---- The data
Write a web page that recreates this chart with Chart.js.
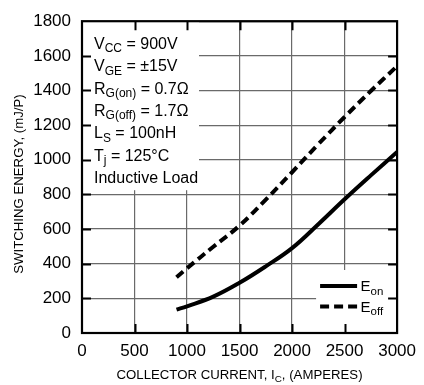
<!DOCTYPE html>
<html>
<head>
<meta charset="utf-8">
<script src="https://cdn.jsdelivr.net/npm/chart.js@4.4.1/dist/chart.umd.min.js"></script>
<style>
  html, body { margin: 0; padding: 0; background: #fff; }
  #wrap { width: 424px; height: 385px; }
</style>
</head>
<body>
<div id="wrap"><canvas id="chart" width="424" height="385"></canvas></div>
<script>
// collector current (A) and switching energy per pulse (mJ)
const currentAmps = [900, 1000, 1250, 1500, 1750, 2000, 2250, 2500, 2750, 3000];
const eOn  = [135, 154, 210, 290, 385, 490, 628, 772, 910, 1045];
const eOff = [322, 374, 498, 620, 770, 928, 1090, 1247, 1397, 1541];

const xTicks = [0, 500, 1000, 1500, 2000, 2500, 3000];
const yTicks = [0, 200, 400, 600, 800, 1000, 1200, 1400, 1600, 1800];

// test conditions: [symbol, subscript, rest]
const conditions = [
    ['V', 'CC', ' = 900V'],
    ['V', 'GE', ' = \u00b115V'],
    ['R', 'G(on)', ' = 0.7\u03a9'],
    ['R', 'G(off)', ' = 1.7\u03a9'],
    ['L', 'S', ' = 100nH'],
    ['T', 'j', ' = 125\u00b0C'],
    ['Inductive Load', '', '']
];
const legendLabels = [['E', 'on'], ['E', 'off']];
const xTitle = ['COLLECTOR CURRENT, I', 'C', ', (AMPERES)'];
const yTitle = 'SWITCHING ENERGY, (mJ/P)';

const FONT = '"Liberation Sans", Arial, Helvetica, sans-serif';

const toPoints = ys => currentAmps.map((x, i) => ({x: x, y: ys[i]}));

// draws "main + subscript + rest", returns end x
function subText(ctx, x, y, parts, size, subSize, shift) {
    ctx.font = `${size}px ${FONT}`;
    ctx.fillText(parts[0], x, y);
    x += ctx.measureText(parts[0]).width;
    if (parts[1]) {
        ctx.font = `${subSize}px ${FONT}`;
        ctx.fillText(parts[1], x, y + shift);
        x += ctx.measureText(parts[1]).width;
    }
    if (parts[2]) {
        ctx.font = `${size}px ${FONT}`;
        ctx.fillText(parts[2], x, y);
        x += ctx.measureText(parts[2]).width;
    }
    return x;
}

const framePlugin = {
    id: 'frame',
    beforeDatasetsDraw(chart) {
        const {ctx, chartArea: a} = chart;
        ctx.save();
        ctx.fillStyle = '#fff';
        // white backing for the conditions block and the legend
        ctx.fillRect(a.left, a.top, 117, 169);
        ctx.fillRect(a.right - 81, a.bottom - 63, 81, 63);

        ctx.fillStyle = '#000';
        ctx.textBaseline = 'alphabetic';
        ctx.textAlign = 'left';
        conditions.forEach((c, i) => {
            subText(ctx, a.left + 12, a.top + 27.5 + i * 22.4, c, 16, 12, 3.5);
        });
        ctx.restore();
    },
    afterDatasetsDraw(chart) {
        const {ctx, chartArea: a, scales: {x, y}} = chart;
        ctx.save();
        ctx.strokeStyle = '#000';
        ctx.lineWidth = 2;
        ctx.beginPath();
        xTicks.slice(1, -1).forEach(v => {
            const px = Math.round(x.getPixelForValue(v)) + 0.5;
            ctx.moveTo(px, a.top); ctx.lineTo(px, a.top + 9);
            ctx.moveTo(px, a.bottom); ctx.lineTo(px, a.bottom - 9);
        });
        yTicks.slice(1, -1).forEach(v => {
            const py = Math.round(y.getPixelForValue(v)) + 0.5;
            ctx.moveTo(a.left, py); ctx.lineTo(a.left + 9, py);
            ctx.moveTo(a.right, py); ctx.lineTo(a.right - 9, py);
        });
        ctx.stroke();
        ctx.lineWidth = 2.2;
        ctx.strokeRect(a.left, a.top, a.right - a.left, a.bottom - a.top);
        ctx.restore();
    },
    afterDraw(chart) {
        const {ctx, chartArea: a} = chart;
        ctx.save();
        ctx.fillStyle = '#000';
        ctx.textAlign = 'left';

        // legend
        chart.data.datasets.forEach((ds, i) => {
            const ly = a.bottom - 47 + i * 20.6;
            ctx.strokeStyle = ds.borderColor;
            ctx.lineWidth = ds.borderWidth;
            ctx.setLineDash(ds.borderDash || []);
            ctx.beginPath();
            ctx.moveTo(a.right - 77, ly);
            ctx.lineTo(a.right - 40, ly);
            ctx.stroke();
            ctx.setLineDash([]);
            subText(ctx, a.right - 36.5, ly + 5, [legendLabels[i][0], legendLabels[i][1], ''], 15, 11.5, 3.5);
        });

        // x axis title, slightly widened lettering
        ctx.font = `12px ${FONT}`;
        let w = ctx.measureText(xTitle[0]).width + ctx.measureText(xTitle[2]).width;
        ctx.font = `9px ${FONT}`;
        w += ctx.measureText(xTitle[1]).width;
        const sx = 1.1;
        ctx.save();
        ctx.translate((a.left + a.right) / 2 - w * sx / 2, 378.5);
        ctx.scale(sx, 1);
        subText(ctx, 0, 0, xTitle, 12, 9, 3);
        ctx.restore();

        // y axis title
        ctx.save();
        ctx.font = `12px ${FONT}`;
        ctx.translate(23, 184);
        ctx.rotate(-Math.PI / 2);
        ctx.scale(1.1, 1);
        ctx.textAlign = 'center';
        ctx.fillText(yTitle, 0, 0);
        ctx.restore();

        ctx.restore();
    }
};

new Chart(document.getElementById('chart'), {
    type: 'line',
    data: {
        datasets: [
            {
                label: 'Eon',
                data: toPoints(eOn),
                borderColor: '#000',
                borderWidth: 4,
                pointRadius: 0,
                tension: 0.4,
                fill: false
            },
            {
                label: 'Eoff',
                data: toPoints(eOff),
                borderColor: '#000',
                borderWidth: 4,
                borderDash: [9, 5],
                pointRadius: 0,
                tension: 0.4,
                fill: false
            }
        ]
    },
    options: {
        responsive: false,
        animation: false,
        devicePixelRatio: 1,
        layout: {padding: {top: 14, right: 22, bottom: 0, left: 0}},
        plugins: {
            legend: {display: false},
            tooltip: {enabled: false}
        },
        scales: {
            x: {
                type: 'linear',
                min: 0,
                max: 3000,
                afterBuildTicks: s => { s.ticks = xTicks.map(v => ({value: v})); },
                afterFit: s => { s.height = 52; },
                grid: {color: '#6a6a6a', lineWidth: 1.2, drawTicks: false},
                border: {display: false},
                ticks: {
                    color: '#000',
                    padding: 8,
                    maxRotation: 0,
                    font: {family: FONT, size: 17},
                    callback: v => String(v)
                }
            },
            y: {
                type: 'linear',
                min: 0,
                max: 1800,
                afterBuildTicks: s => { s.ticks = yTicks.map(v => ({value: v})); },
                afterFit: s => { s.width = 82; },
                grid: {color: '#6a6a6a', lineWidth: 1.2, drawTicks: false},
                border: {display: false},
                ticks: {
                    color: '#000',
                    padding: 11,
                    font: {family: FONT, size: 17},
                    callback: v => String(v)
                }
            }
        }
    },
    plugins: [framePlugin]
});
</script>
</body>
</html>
--------
---- The data
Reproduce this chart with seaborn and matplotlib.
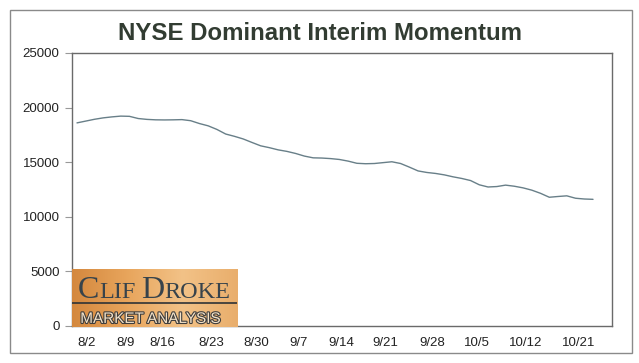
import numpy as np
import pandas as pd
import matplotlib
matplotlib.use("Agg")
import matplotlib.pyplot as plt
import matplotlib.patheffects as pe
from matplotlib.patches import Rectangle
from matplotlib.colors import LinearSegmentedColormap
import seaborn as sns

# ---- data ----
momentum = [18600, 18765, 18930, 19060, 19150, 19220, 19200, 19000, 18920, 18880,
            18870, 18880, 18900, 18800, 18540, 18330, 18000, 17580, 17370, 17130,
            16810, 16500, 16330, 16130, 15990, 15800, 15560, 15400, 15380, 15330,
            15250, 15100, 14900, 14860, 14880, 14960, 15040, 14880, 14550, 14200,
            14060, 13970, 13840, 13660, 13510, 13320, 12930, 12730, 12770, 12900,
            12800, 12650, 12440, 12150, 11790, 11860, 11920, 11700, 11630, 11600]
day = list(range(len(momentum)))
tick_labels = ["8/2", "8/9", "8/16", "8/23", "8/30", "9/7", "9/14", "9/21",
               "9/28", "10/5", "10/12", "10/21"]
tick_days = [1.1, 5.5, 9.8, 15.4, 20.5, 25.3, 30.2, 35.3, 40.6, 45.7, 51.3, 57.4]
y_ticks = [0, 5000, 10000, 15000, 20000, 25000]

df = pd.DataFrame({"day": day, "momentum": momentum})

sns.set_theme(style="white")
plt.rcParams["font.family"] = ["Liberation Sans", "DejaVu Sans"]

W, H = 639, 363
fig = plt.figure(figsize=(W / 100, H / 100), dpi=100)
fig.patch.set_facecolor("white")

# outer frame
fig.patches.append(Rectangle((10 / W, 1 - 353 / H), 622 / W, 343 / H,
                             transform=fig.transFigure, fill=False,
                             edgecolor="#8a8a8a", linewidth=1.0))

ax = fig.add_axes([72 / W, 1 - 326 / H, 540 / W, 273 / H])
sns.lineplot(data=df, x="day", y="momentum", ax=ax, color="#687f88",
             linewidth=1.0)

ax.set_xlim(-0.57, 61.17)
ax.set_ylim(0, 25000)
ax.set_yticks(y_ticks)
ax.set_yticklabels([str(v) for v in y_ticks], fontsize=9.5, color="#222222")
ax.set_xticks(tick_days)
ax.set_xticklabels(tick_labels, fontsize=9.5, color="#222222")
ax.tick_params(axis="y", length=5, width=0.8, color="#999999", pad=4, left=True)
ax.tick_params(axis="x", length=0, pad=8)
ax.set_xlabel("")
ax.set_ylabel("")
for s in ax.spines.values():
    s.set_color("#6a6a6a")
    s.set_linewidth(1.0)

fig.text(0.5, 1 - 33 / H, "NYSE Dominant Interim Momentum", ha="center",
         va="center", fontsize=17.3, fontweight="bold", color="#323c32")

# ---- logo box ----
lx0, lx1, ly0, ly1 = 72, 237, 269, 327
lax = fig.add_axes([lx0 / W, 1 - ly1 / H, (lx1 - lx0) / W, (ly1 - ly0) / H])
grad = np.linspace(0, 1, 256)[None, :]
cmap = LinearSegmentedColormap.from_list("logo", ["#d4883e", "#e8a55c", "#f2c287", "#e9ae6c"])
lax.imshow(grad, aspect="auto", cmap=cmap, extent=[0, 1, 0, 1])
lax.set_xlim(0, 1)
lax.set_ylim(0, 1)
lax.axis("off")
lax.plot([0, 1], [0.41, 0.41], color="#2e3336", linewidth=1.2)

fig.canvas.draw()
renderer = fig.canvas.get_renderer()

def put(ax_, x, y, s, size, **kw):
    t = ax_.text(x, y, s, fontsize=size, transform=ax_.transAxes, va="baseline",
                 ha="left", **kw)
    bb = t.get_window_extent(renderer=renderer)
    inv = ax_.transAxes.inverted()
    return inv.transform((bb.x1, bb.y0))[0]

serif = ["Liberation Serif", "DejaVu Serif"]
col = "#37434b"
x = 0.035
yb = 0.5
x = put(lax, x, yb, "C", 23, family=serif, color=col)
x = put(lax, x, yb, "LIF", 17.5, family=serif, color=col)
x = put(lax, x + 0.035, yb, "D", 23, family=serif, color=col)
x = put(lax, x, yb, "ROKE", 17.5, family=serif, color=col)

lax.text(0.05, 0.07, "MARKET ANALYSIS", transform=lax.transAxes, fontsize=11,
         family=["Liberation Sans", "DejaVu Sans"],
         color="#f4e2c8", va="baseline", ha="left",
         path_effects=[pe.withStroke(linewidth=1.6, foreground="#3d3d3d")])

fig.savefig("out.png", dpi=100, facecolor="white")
--------
**Problem statement:** Pictures should be left out. Retype only the run of lines from the line containing "Write a web" to the line containing "const toPoints = ys", inclusive.

**Answer to this task:**
Write a web page that recreates this chart with Chart.js.
<!DOCTYPE html>
<html>
<head>
<meta charset="utf-8">
<script src="https://cdn.jsdelivr.net/npm/chart.js@4.4.1/dist/chart.umd.min.js"></script>
<style>
  html, body { margin: 0; padding: 0; background: #fff; }
  #wrap { width: 424px; height: 385px; }
</style>
</head>
<body>
<div id="wrap"><canvas id="chart" width="424" height="385"></canvas></div>
<script>
// collector current (A) and switching energy per pulse (mJ)
const currentAmps = [900, 1000, 1250, 1500, 1750, 2000, 2250, 2500, 2750, 3000];
const eOn  = [135, 154, 210, 290, 385, 490, 628, 772, 910, 1045];
const eOff = [322, 374, 498, 620, 770, 928, 1090, 1247, 1397, 1541];

const xTicks = [0, 500, 1000, 1500, 2000, 2500, 3000];
const yTicks = [0, 200, 400, 600, 800, 1000, 1200, 1400, 1600, 1800];

// test conditions: [symbol, subscript, rest]
const conditions = [
    ['V', 'CC', ' = 900V'],
    ['V', 'GE', ' = \u00b115V'],
    ['R', 'G(on)', ' = 0.7\u03a9'],
    ['R', 'G(off)', ' = 1.7\u03a9'],
    ['L', 'S', ' = 100nH'],
    ['T', 'j', ' = 125\u00b0C'],
    ['Inductive Load', '', '']
];
const legendLabels = [['E', 'on'], ['E', 'off']];
const xTitle = ['COLLECTOR CURRENT, I', 'C', ', (AMPERES)'];
const yTitle = 'SWITCHING ENERGY, (mJ/P)';

const FONT = '"Liberation Sans", Arial, Helvetica, sans-serif';

const toPoints = ys => currentAmps.map((x, i) => ({x: x, y: ys[i]}));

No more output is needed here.